The American psychologist and author Barry Schwartz writes in his book “The Paradox of Choice” that we do not enjoy greater happiness or freedom from our overabundance of choice, but rather that we have become paralyzed because of it. He gives the example of the number of choices of salad dressing in his local supermarket, which he claims is 175 varieties, and which of course, sounds great.
The problem, he explains, is that if you had only three choices, say between blue cheese, ranch, and balsamic, you’re very likely going to be happy with whatever you choose. But if you pick one out of 175, it’s very unlikely that you will be happy with your choice. The reason is that your expectations have become so high that perfection is the only thing that will satisfy you. Anything less than perfection and we begin to regret our choice, and it is this regret that limits our happiness.
If we are limited to three choices, or maybe even one choice, the blame for any dissatisfaction is credited to the system. But if we perceive that we have been given almost unlimited choice and we have chosen poorly, the only blame we can place is with ourselves.
Schwartz argued that unrealized regret cast long shadows over even our simplest of decisions, and fear of regret stymies our ability to choose wisely. One way to achieve greater satisfaction in life would be to simplify your life. Remove the number of options so that you are left with less opportunity for regret. The fewer options you have, the greater the confidence in your decisions, the less likelihood for regret, and the greater your opportunity for happiness.
One of Schwartz’s other observations about choice was that our overabundance of options led to unrealistic expectations about life in general. He used the example of denim jeans. He writes that there was a time when your options for jeans were limited to just the one brand. They didn’t fit particularly well and were not terribly comfortable, but if you kept wearing and washing them, eventually they would become moderately comfortable.
Fast forward a few decades and he was shopping for a new pair of jeans. Suddenly there weren’t just one brand or style, but hundreds.

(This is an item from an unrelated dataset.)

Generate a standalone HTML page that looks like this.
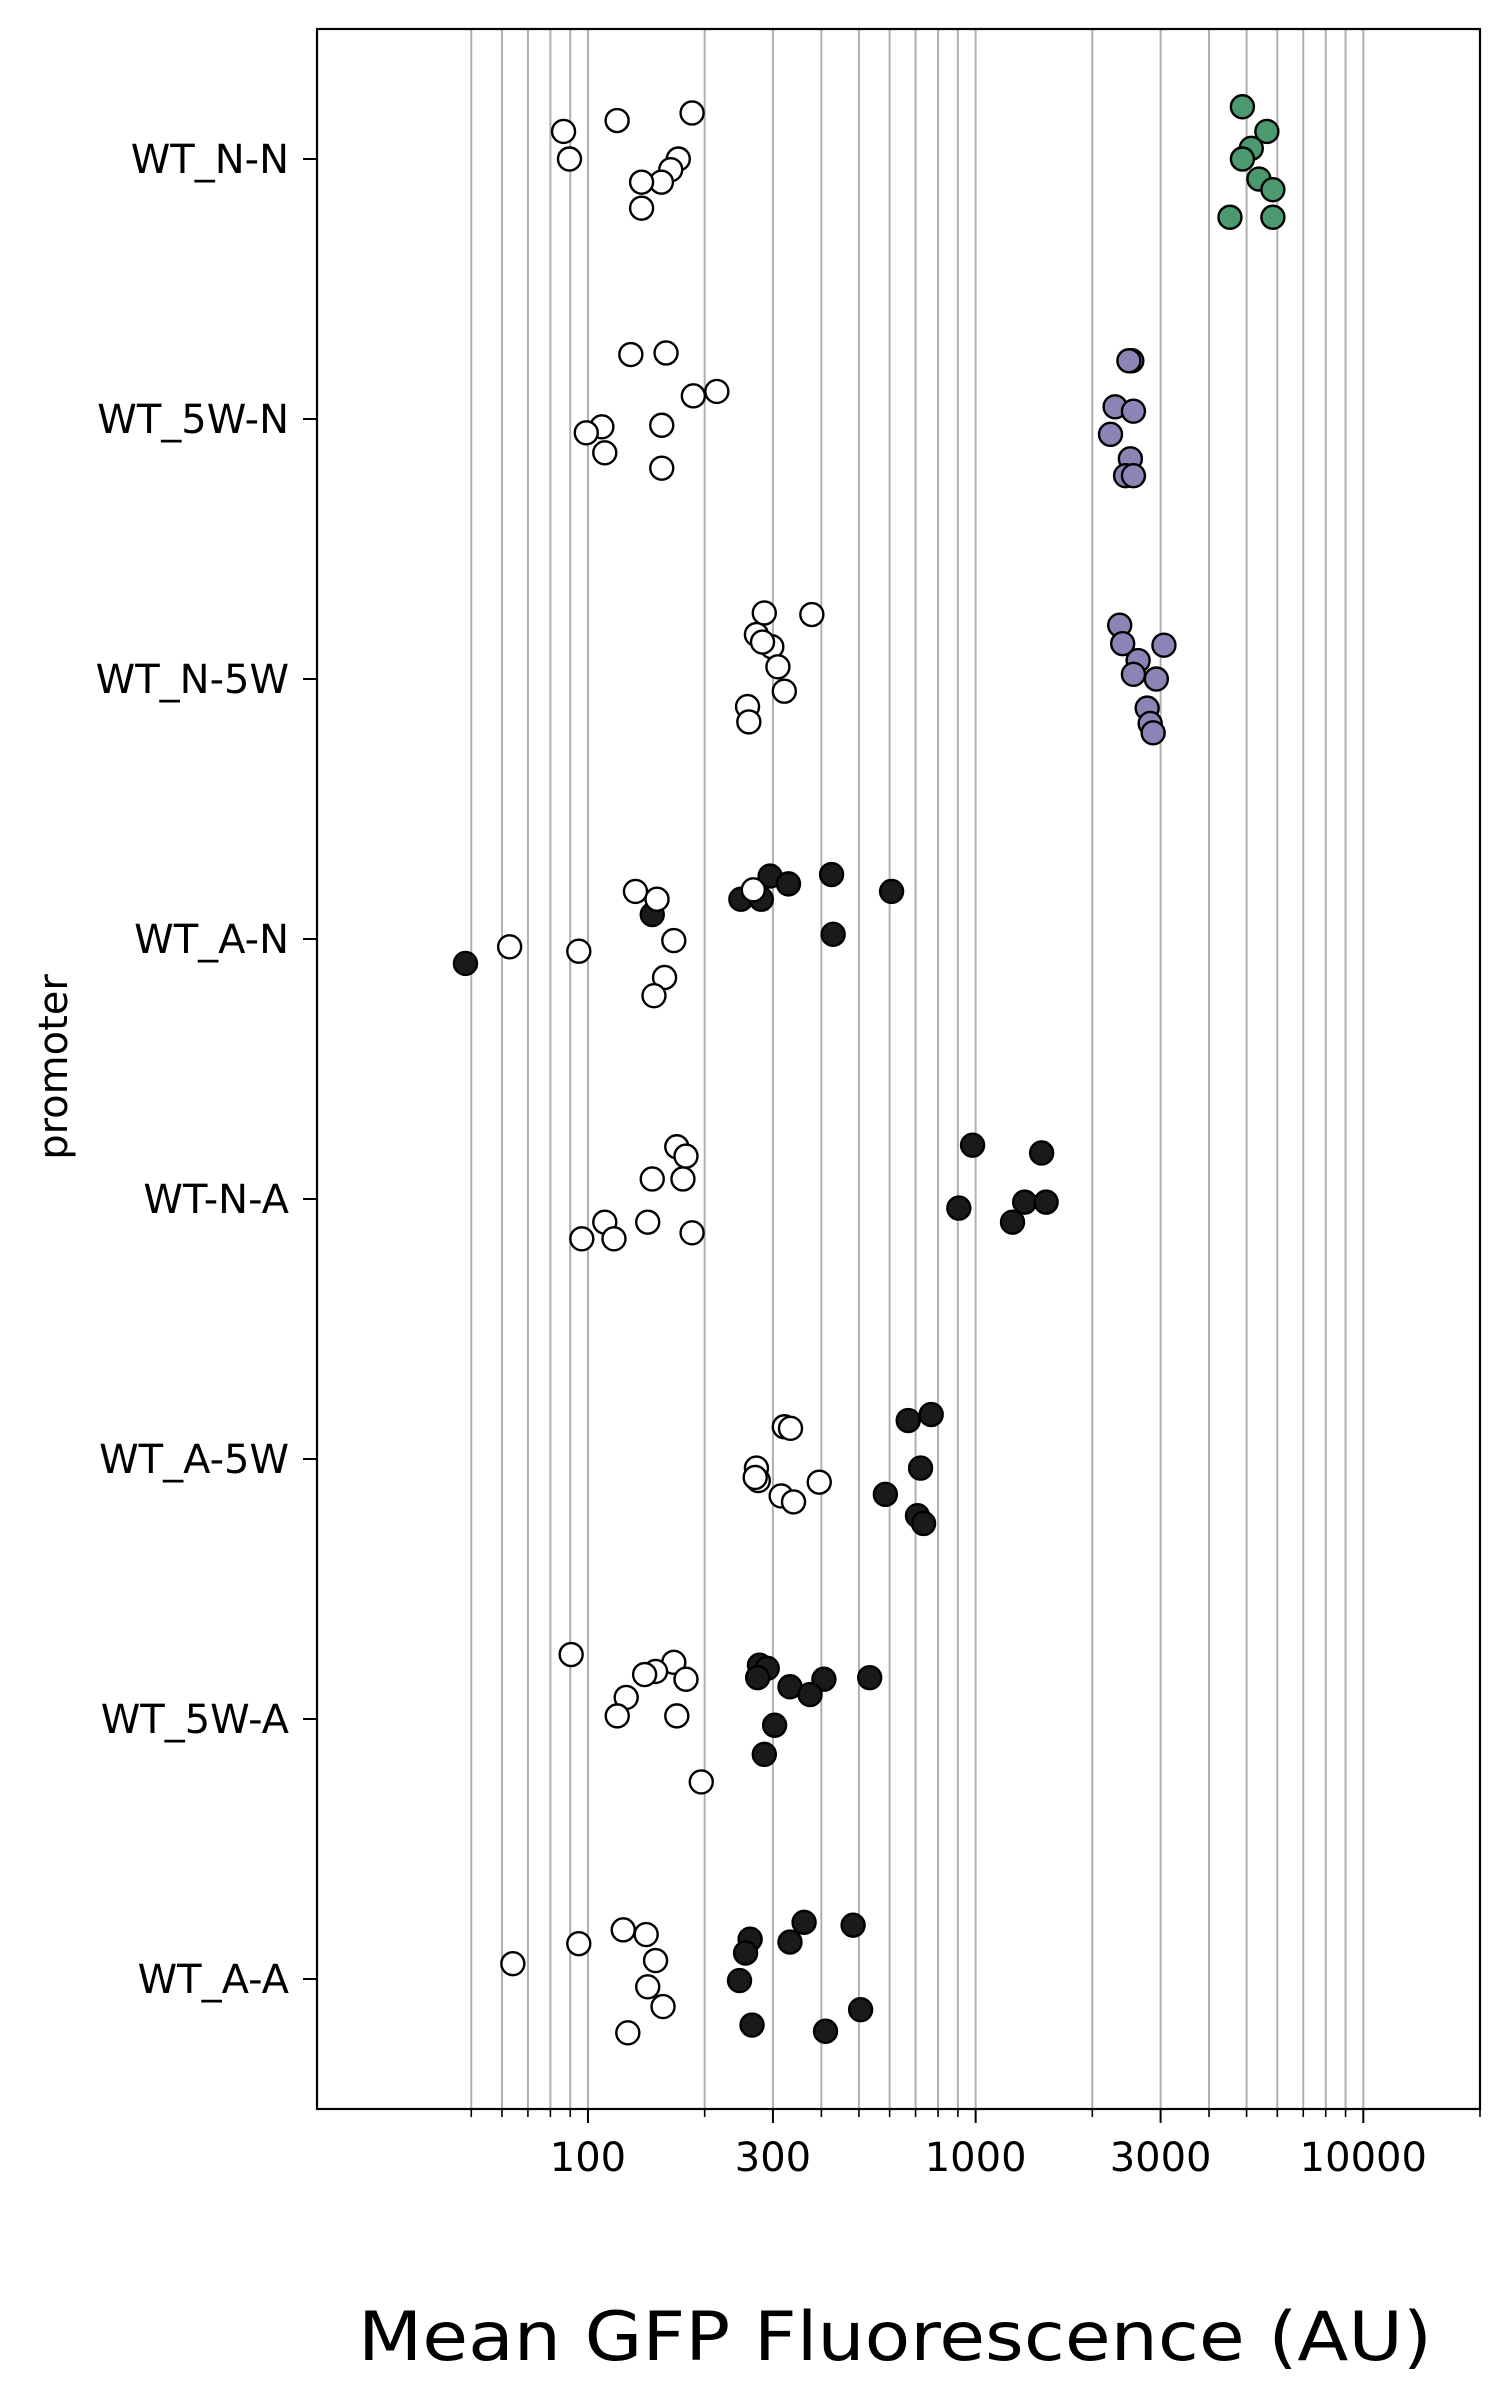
<!DOCTYPE html>
<html><head><meta charset="utf-8"><style>
html,body{margin:0;padding:0;background:#fff}
svg{display:block}
text{font-family:"DejaVu Sans","Liberation Sans",sans-serif;fill:#000}
</style></head><body>
<svg id="chart" width="1509" height="2406" viewBox="0 0 1509 2406">
<g id="grid"></g>
<g id="pts"></g>
<rect x="317" y="29" width="1163" height="2080" fill="none" stroke="#000" stroke-width="2.2"/>
<g id="axes"></g>
<text x="895" y="2360" font-size="68" text-anchor="middle" textLength="1074" lengthAdjust="spacingAndGlyphs">Mean GFP Fluorescence (AU)</text>
<text transform="translate(67,1067) rotate(-90)" font-size="40" text-anchor="middle">promoter</text>
</svg>
<script>
const categories = ["WT_N-N","WT_5W-N","WT_N-5W","WT_A-N","WT-N-A","WT_A-5W","WT_5W-A","WT_A-A"];
const colors = ["#4b9a6f","#8c84b5","#8c84b5","#1a1a1a","#1a1a1a","#1a1a1a","#1a1a1a","#1a1a1a"];
const colValues = [
 [4877,5640,5140,4877,5380,5845,4530,5845],
 [2529,2485,2290,2553,2228,2507,2437,2553],
 [2353,2395,3060,2625,2553,2925,2770,2820,2870],
 [48.3,146.5,248,280,295,329,425,607,429],
 [982,1480,905,1338,1520,1245],
 [670,768,721,585,708,734],
 [277,290,274,406,533,332,374,303,285],
 [361,483,262,332,255,246,265,410,505]
];
const colJitter = [
 [-0.201,-0.106,-0.041,0,0.077,0.118,0.224,0.224],
 [-0.224,-0.224,-0.047,-0.030,0.059,0.153,0.218,0.218],
 [-0.207,-0.136,-0.130,-0.071,-0.018,0,0.112,0.171,0.207],
 [0.094,-0.094,-0.153,-0.153,-0.242,-0.212,-0.248,-0.183,-0.018],
 [-0.207,-0.177,0.035,0.012,0.012,0.089],
 [-0.148,-0.171,0.035,0.136,0.218,0.248],
 [-0.207,-0.195,-0.159,-0.153,-0.159,-0.124,-0.094,0.024,0.136],
 [-0.218,-0.207,-0.153,-0.142,-0.100,0.006,0.177,0.201,0.118]
];
const wtValues = [
 [86.5,89.6,118.9,185.6,171,163.5,154.7,137.5,137.5],
 [129,159,215,187,108.6,99,110.5,155,155],
 [285,378,272,298,282,309,321,258,260],
 [62.8,94.7,132.6,150.7,166.5,157.6,148,267],
 [169.5,179,175.8,146.5,185.6,110.5,96.4,116.7,142.6],
 [321,333,272,275,395,315,339,270],
 [90.5,166.5,149.4,179,140,125.5,119,169.5,196],
 [123.3,141.3,94.7,149.4,64,142.6,156.2,126.7]
];
const wtJitter = [
 [-0.106,0,-0.148,-0.177,0,0.041,0.089,0.089,0.189],
 [-0.248,-0.254,-0.106,-0.089,0.030,0.053,0.130,0.024,0.189],
 [-0.254,-0.248,-0.171,-0.124,-0.142,-0.047,0.047,0.106,0.165],
 [0.030,0.047,-0.183,-0.153,0.006,0.148,0.218,-0.189],
 [-0.201,-0.165,-0.077,-0.077,0.130,0.089,0.153,0.153,0.089],
 [-0.124,-0.118,0.035,0.083,0.089,0.142,0.165,0.071],
 [-0.248,-0.218,-0.183,-0.153,-0.171,-0.083,-0.012,-0.012,0.242],
 [-0.189,-0.171,-0.136,-0.071,-0.059,0.030,0.106,0.207]
];
const majorTicks = [100,300,1000,3000,10000];
const majorLabels = ["100","300","1000","3000","10000"];
const minorTicks = [50,60,70,80,90,200,400,500,600,700,800,900,2000,4000,5000,6000,7000,8000,9000,20000];
const gridTicks = [50,60,70,80,90,100,200,300,400,500,600,700,800,900,1000,2000,3000,4000,5000,6000,7000,8000,9000,10000];

const NS="http://www.w3.org/2000/svg";
const L=317,R=1480,T=29,B=2109;
const lmin=Math.log10(20),lmax=Math.log10(20000);
function xs(v){return L+(Math.log10(v)-lmin)/(lmax-lmin)*(R-L);}
function ys(c){return T+(c+0.5)/categories.length*(B-T);}
function mk(tag,attrs,parent){const e=document.createElementNS(NS,tag);for(const k in attrs)e.setAttribute(k,attrs[k]);parent.appendChild(e);return e;}
const grid=document.getElementById('grid'),pts=document.getElementById('pts'),axes=document.getElementById('axes');
gridTicks.forEach(v=>{
 const l=mk('line',{x1:xs(v),x2:xs(v),y1:T,y2:B,stroke:'#b0b0b0','stroke-width':2},grid);
 
 
});
majorTicks.forEach((v,i)=>{
 const l=mk('line',{x1:xs(v),x2:xs(v),y1:B,y2:B+14,stroke:'#000','stroke-width':2},axes);
 
 
 const t=mk('text',{x:xs(v),y:B+62,'font-size':40,'text-anchor':'middle'},axes);
 t.textContent=majorLabels[i];
 
 
});
minorTicks.forEach(v=>{
 const l=mk('line',{x1:xs(v),x2:xs(v),y1:B,y2:B+8,stroke:'#000','stroke-width':1.6},axes);
 
 
});
categories.forEach((c,i)=>{
 const y=ys(i);
 const l=mk('line',{x1:L-14,x2:L,y1:y,y2:y,stroke:'#000','stroke-width':2},axes);
 
 
 const t=mk('text',{x:L-28,y:y+14,'font-size':40,'text-anchor':'end'},axes);
 t.textContent=c;
 
 
 colValues[i].forEach((v,k)=>{
  const p=mk('circle',{cx:xs(v),cy:ys(i+colJitter[i][k]),r:11.5,fill:colors[i],stroke:'#000','stroke-width':2.4},pts);
  
  
 });
 wtValues[i].forEach((v,k)=>{
  const p=mk('circle',{cx:xs(v),cy:ys(i+wtJitter[i][k]),r:11.5,fill:'#fff',stroke:'#000','stroke-width':2.4},pts);
  
  
 });
});
</script>
</body></html>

After being initially overwhelmed, he says he walked out with the best fitting pair of jeans he’d ever owned in his life but found he was less satisfied than before because now his expectations were so unbelievably high. The new jeans were better than anything he’d previously had, but they weren’t perfect. He had never expected perfection from denim before, but now that he did, he was disappointed.
The lack of choice can be a form of oppression, and it is not ideal. But an overabundance of choice is equally oppressive in that it paralyzes us, and more often than not, leads to regret as opposed to satisfaction.

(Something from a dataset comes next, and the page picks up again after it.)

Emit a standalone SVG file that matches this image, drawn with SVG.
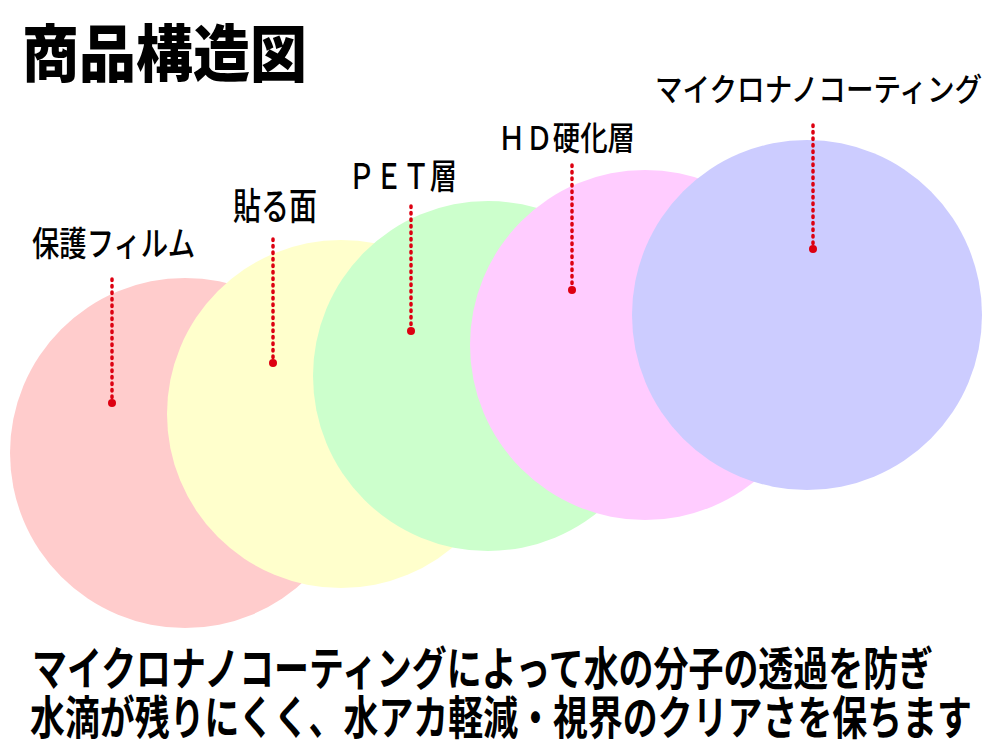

In the world of advertising, we’ve learned that providing a client with a large selection of choices serves no one. It’s like trying to choose a single perfume from a selection of hundreds. If you don’t find something almost immediately, you’re done. The same is true when it comes to logo design, or brand names, photography choices, or advertising campaigns.
Most of us are a lot more like Goldilocks than we think. If we are given three to choose from, one that is too little and one that is too much, we will decide that one is just right. It doesn’t really matter what the parameters are. If you are given 20 to choose from, there is no reason not to see 20 more. It becomes endless and fruitless.
The key to making better business decisions is to limit your choices and the way to do that is to hire people who will do the hard work of curating what you see. Let someone else cull the field, using their expertise to provide a handful of options that they believe will work, then you can make the final decision based on your gut reaction.
The key to success is less, not more.